At the conclusion of the liability phase of the trial, Reagan motioned

for a directed verdict and the trial court granted the motion, determining

that the Bhargavas failed to meet their burden of proof on the liability claim

against Reagan. N.T., 11/13/14, at 36, 46. The trial court then held the

assessment of damages hearing. The Bhargavas testified regarding their

injuries and their exhibits included photographs, itemized hospital bills and

medical reports. See id. at 47-81. On November 24, 2014 the trial court

entered a directed verdict against the Bhargavas and in favor of Reagan.

The same day, the trial court also entered judgments against Ball, Reagan’s

Service, and Lou’s Towing, jointly and severally, in the amount of

$750,000.00 in favor of Mr. Bhargava, and in the amount of $300,000.00 in

favor of Mrs. Bhargava.

On December 1, 2014, the Bhargavas filed a motion for post-trial relief

pursuant to Rule 227.1 of the Pennsylvania Rules of Civil Procedure. In their

post-trial motions the Bhargavas asserted that the directed verdict in favor

of Reagan was improper for the following reasons: (1) Reagan was liable to

the Bhargavas for the tortious actions of Ball, as Ball’s employer, under the

doctrine of respondeat superior; (2) Reagan was liable to the Bhargavas for

negligently entrusting the flatbed truck to Ball; and (3) Reagan was liable to

the Bhargavas even if Ball did not have permission to use the flatbed truck

for negligently failing to secure the truck. Post-Trial Motions, 12/1/14, at 2-

7. On January 22, 2015, the trial court denied the Bhargavas post-trial

-4- J-A25004-15

motions. On February 6, 2015, the Bhargavas filed a timely notice of

appeal. On February 9, 2015, the trial court ordered the Bhargavas to file a

concise statement of the errors complained of on appeal pursuant to Rule

1925(b) of the Pennsylvania Rules of Appellate Procedure. On February 25,

2015, the Bhargavas filed a timely Rule 1925(b) statement.
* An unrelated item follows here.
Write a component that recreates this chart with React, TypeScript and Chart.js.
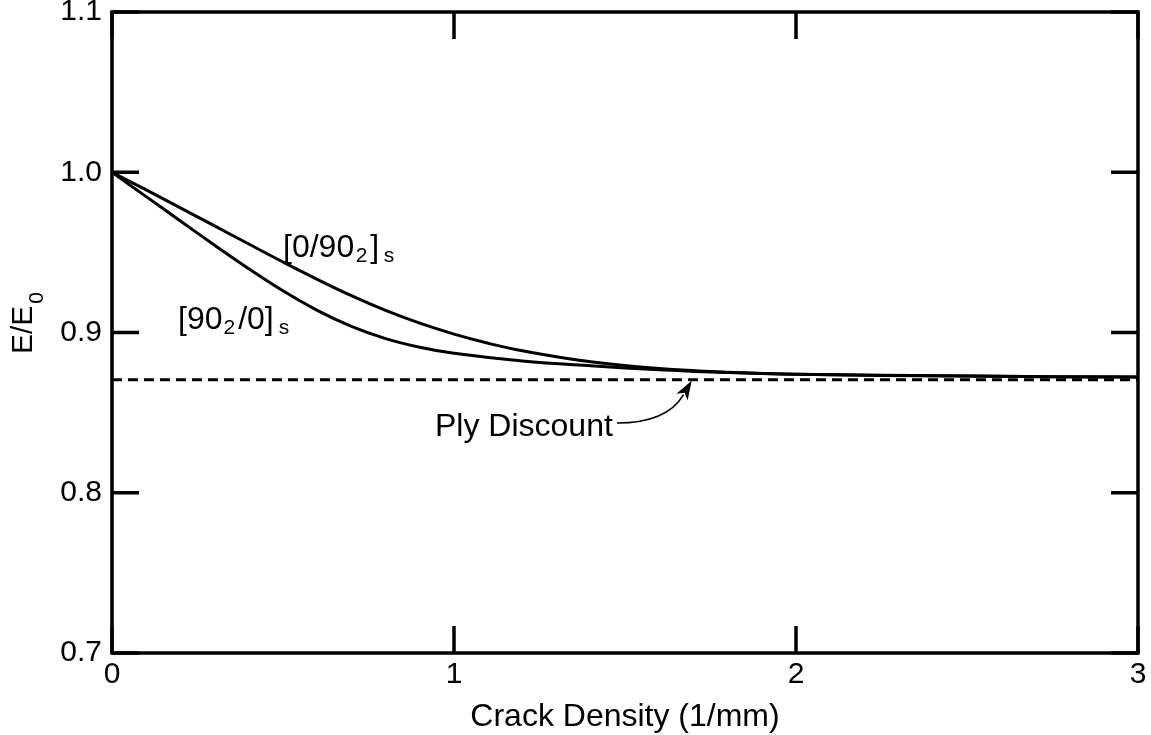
import React, { useEffect, useRef } from "react";
import { Chart, registerables } from "chart.js";

Chart.register(...registerables);

// ---- data ----
const crackDensityA = [0, 0.1, 0.2, 0.3, 0.4, 0.5, 0.6, 0.7, 0.8, 0.9, 1.0, 1.1, 1.2, 1.4, 1.6, 1.8, 2.0, 2.5, 3.0];
const stiffness0_902 = [1.0, 0.989, 0.9778, 0.9665, 0.9552, 0.944, 0.9332, 0.923, 0.9138, 0.9058, 0.899, 0.8933, 0.8886, 0.8817, 0.8775, 0.8752, 0.874, 0.8728, 0.8722];

const crackDensityB = [0, 0.1, 0.2, 0.3, 0.4, 0.5, 0.6, 0.7, 0.8, 0.9, 1.0, 1.2, 1.4, 1.6, 1.8, 2.0, 2.5, 3.0];
const stiffness902_0 = [1.0, 0.9848, 0.9696, 0.9545, 0.9398, 0.926, 0.9138, 0.9038, 0.8962, 0.8908, 0.887, 0.8822, 0.8792, 0.8768, 0.875, 0.8739, 0.8728, 0.8722];

const plyDiscountX = [0, 3];
const plyDiscountY = [0.8705, 0.8705];

const xTickValues = [0, 1, 2, 3];
const yTickValues = [0.7, 0.8, 0.9, 1.0, 1.1];

const xTitle = "Crack Density (1/mm)";
const yTitleMain = "E/E";
const yTitleSub = "0";
const plyDiscountLabel = "Ply Discount";

const FONT = "'Liberation Sans', Arial, Helvetica, sans-serif";

export default function App() {
  const ref = useRef<HTMLCanvasElement | null>(null);

  useEffect(() => {
    const canvas = ref.current;
    if (!canvas) return;

    const decorPlugin = {
      id: "decor",
      afterDraw(chart: any) {
        const ctx = chart.ctx as CanvasRenderingContext2D;
        const { left, right, top, bottom } = chart.chartArea;
        const xs = chart.scales.x;
        const ys = chart.scales.y;
        ctx.save();
        ctx.strokeStyle = "#000";
        ctx.fillStyle = "#000";
        // frame
        ctx.lineWidth = 3.5;
        ctx.lineJoin = "miter";
        ctx.strokeRect(left, top, right - left, bottom - top);
        // inward ticks
        const TL = 27;
        ctx.beginPath();
        xTickValues.forEach((v) => {
          const px = xs.getPixelForValue(v);
          ctx.moveTo(px, bottom);
          ctx.lineTo(px, bottom - TL);
          ctx.moveTo(px, top);
          ctx.lineTo(px, top + TL);
        });
        yTickValues.forEach((v) => {
          const py = ys.getPixelForValue(v);
          ctx.moveTo(left, py);
          ctx.lineTo(left + TL, py);
          ctx.moveTo(right, py);
          ctx.lineTo(right - TL, py);
        });
        ctx.stroke();

        const drawPieces = (
          x0: number,
          base: number,
          pieces: { t: string; size: number; dy: number; gap: number }[]
        ) => {
          let x = x0;
          pieces.forEach((p) => {
            x += p.gap;
            ctx.font = `${p.size}px ${FONT}`;
            ctx.fillText(p.t, x, base + p.dy);
            x += ctx.measureText(p.t).width;
          });
        };
        ctx.textAlign = "left";
        ctx.textBaseline = "alphabetic";

        // curve labels
        drawPieces(283, 257, [
          { t: "[0/90", size: 32, dy: 0, gap: 0 },
          { t: "2", size: 21, dy: 5, gap: 1.5 },
          { t: "]", size: 32, dy: 0, gap: 3 },
          { t: "s", size: 21, dy: 5, gap: 4.5 },
        ]);
        drawPieces(178, 329, [
          { t: "[90", size: 32, dy: 0, gap: 0 },
          { t: "2", size: 21, dy: 5, gap: 1 },
          { t: "/0]", size: 32, dy: 0, gap: 3 },
          { t: "s", size: 21, dy: 5, gap: 5 },
        ]);

        // Ply Discount label
        ctx.font = `32px ${FONT}`;
        ctx.fillText(plyDiscountLabel, 435, 436);

        // arrow
        const sx = 617;
        const sy = 423;
        const cx = xs.getPixelForValue(1.622);
        const cy = 423;
        const tx = xs.getPixelForValue(1.695);
        const ty = ys.getPixelForValue(plyDiscountY[0]) + 1;
        const dx = tx - cx;
        const dy = ty - cy;
        const len = Math.hypot(dx, dy);
        const ux = dx / len;
        const uy = dy / len;
        const HL = 19;
        const HW = 6.5;
        const bx = tx - ux * HL;
        const by = ty - uy * HL;
        ctx.lineWidth = 1.6;
        ctx.beginPath();
        ctx.moveTo(sx, sy);
        ctx.quadraticCurveTo(cx, cy, bx + ux * 3, by + uy * 3);
        ctx.stroke();
        ctx.beginPath();
        ctx.moveTo(tx, ty);
        ctx.lineTo(bx - uy * HW, by + ux * HW);
        ctx.lineTo(bx + ux * 5, by + uy * 5);
        ctx.lineTo(bx + uy * HW, by - ux * HW);
        ctx.closePath();
        ctx.fill();

        // x title
        ctx.font = `32px ${FONT}`;
        ctx.textAlign = "center";
        ctx.fillText(xTitle, (left + right) / 2, 726);

        // y title (rotated)
        ctx.save();
        ctx.translate(32, 354);
        ctx.rotate(-Math.PI / 2);
        ctx.textAlign = "left";
        ctx.font = `30px ${FONT}`;
        ctx.fillText(yTitleMain, 0, 0);
        const w = ctx.measureText(yTitleMain).width;
        ctx.font = `21px ${FONT}`;
        ctx.fillText(yTitleSub, w + 2, 11);
        ctx.restore();

        ctx.restore();
      },
    };

    const chart = new Chart(canvas, {
      type: "line",
      data: {
        datasets: [
          {
            label: "[0/90_2]s",
            data: crackDensityA.map((x, i) => ({ x, y: stiffness0_902[i] })),
            borderColor: "#000",
            borderWidth: 3,
            pointRadius: 0,
            fill: false,
            tension: 0.4,
          },
          {
            label: "[90_2/0]s",
            data: crackDensityB.map((x, i) => ({ x, y: stiffness902_0[i] })),
            borderColor: "#000",
            borderWidth: 3,
            pointRadius: 0,
            fill: false,
            tension: 0.4,
          },
          {
            label: "Ply Discount",
            data: plyDiscountX.map((x, i) => ({ x, y: plyDiscountY[i] })),
            borderColor: "#000",
            borderWidth: 3,
            borderDash: [10, 6],
            pointRadius: 0,
            fill: false,
          },
        ],
      },
      options: {
        responsive: false,
        animation: false,
        layout: { padding: { top: 12, right: 13, left: 0, bottom: 0 } },
        plugins: {
          legend: { display: false },
          tooltip: { enabled: false },
        },
        scales: {
          x: {
            type: "linear",
            min: 0,
            max: 3,
            grid: { display: false, drawTicks: false },
            border: { display: false },
            afterBuildTicks: (s: any) => {
              s.ticks = xTickValues.map((v) => ({ value: v }));
            },
            afterFit: (s: any) => {
              s.height = 82;
              s.paddingLeft = 0;
              s.paddingRight = 0;
            },
            ticks: {
              color: "#000",
              padding: 4,
              maxRotation: 0,
              font: { family: FONT, size: 30 },
              callback: (v: any) => String(Number(v)),
            },
          },
          y: {
            type: "linear",
            min: 0.7,
            max: 1.1,
            grid: { display: false, drawTicks: false },
            border: { display: false },
            afterBuildTicks: (s: any) => {
              s.ticks = yTickValues.map((v) => ({ value: v }));
            },
            afterFit: (s: any) => {
              s.width = 112;
              s.paddingTop = 0;
              s.paddingBottom = 0;
            },
            ticks: {
              color: "#000",
              padding: 10,
              font: { family: FONT, size: 30 },
              callback: (v: any) => Number(v).toFixed(1),
            },
          },
        },
      },
      plugins: [decorPlugin],
    } as any);

    return () => chart.destroy();
  }, []);

  return (
    <div style={{ position: "fixed", left: 0, top: 0, width: 1151, height: 735, background: "#fff" }}>
      <canvas ref={ref} width={1151} height={735} style={{ display: "block" }} />
    </div>
  );
}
On appeal, the Bhargavas raise the following issues for review:

1. Did the [t]rial [c]ourt err in denying [the Bhargavas’] [m]otion for [p]ost-[t]rial [r]elief pursuant to Pa.R.C.P. 227.1 when the evidence presented establishes that [Reagan] failed to secure [the flatbed truck] on his premises from foreseeable unauthorized use and where this failure served as the proximate cause of [the Bhargavas’] injuries?

2. Did the [t]rial [c]ourt commit an error of law when it cited [Reagan’s] non-ownership of the subject tow truck in support of its position that [Reagan] is not liable for [the Bhargavas’] injuries?

3. Did the [t]rial [c]ourt abuse its discretion in finding that [Ball] did not have a history of negligent motor vehicle operation?